Step 3: Add Authentication
APIs almost always require authentication. There are two main types supported here:
Option A: Header Keys (simplest)
You paste a static token or API key into the Authorization
header.
`Authorization: Bearer {{KEY(MY_TOKEN)}}`
- Good for: testing, personal tokens, simple APIs.
- Limitations: tokens may expire, often lower rate limits.
Option B: OAuth (recommended)
OAuth is like giving your agent a temporary pass instead of a permanent key.
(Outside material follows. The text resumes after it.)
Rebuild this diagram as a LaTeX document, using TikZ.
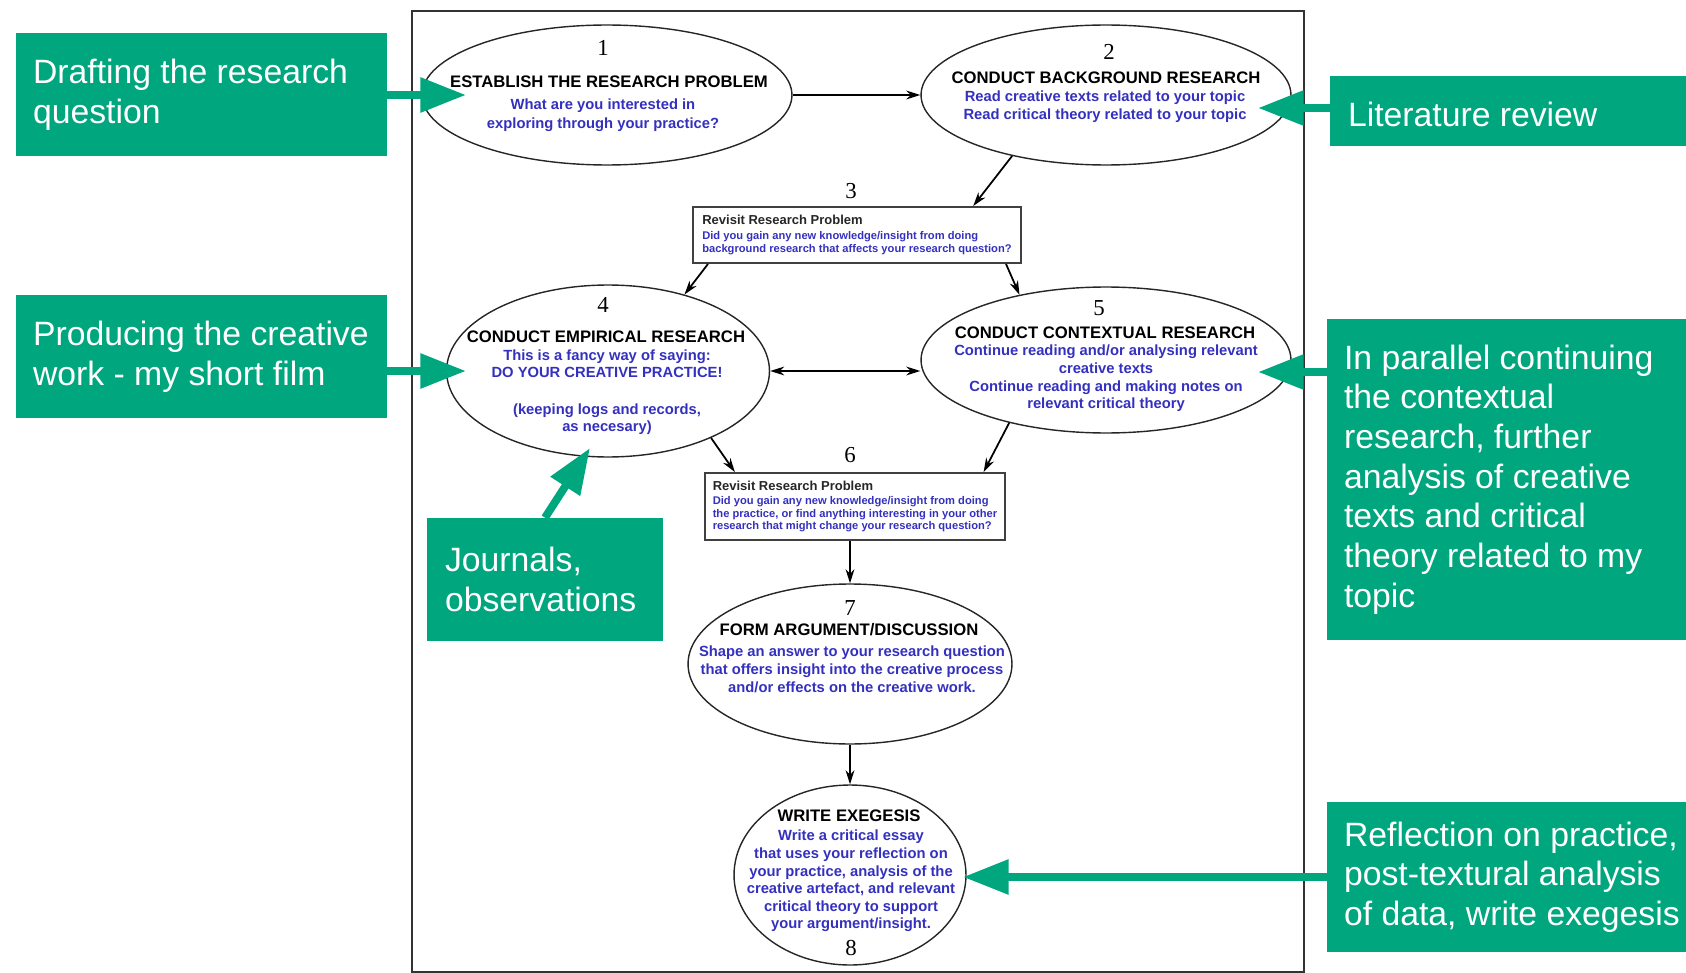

The system automatically handles token refresh, so you don’t have to rotate secrets manually.
Supported OAuth flows
Flow | When to use | Example |
---|---|---|
Authorization Code (with PKCE) | When a user needs to log in (e.g. “Login with Google”). | Connecting to Gmail, LinkedIn |
Client Credentials | When services talk directly, no user login needed. | Server-to-server APIs |
OAuth 1.0a | Older APIs still using this. | Legacy Twitter API |
Setup in the component
- Select OAuth as authentication type.
- Choose your provider (Google, LinkedIn, Twitter, or Custom).
- Enter the required fields (client ID, secret, scopes).
- Test the connection — tokens are fetched and managed automatically.
Why OAuth?
- Tokens refresh automatically.
- More secure than static keys.
- Often grants higher API rate limits.
Step 4: Test Your Call
- Fill in Method and URL.
- Add headers and authentication if required.
- Click Test.
- Inspect the Response tab — check status, headers, and body.
Step 5: Work With Outputs
The response is available as Response
and can be used in later steps.
Use JSONPath to extract values.
Use case | JSONPath expression |
---|---|
First item ID | Response.data[0].id |
Nested field | Response.user.profile.email |
Default fallback | Response.items[0] ?? 'guest' |
Step 6: Handle Errors and Retries
Status | Meaning | What to check |
---|---|---|
400 | Bad request | Check body, parameters, Content-Type |
401/403 | Unauthorized | Token validity, scopes |
404 | Not found | URL or resource ID |
429 | Too many requests | Rate limiting; enable retries/backoff |
5xx | Server error | Retry later, check provider status |
Retries and backoff are built in. Secrets are redacted in logs.
Step 7: Debug and Mock
- Preview request to see variables resolved before sending.
- Run logs show full request/response for troubleshooting.
- Mock Data lets you simulate responses safely without calling live APIs.